Tunable Cherenkov Radiation of Phonon Polaritons in Silver Nanowire/Hexagonal Boron Nitride Heterostructures

Nano Lett. 2020 Apr 8;20(4):2770-2777. doi: 10.1021/acs.nanolett.0c00419. Epub 2020 Mar 11.

Abstract

Polaritons in two-dimensional (2D) materials have shown their unique capabilities to concentrate light into deep subwavelength scales. Precise control of the excitation and propagation of 2D polaritons has remained a central challenge for future on-chip nanophotonic devices and circuits.

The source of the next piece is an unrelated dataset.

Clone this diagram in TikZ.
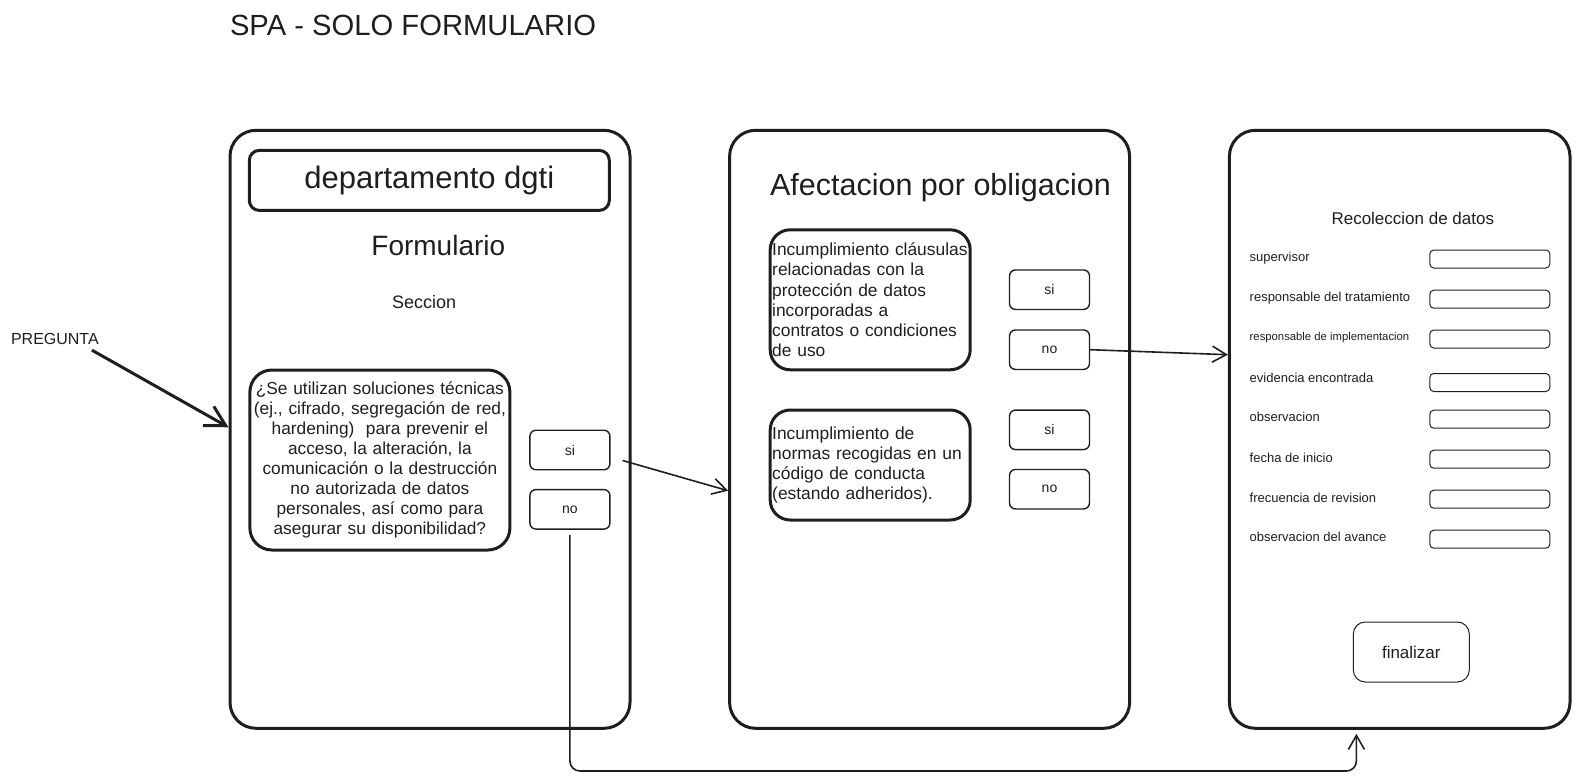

To solve this issue, we exploit Cherenkov radiation, a classic physical phenomenon that occurs when a charged particle moves at a velocity greater than the phase velocity of light in that medium, in low-dimensional material heterostructures. Here, we report an experimental observation of Cherenkov phonon polariton wakes emitted by superluminal one-dimensional plasmon polaritons in a silver nanowire and hexagonal boron nitride heterostructure using near-field infrared nanoscopy. The observed Cherenkov radiation direction and radiation rate exhibit large tunability through varying the excitation frequency. Such tunable Cherenkov phonon polaritons provide opportunities for novel deep subwavelength-scale manipulation of light and nanoscale control of energy flow in low-dimensional material heterostructures.

Keywords: 2D materials; Cherenkov radiation; infrared nanoscopy; phonon polaritons.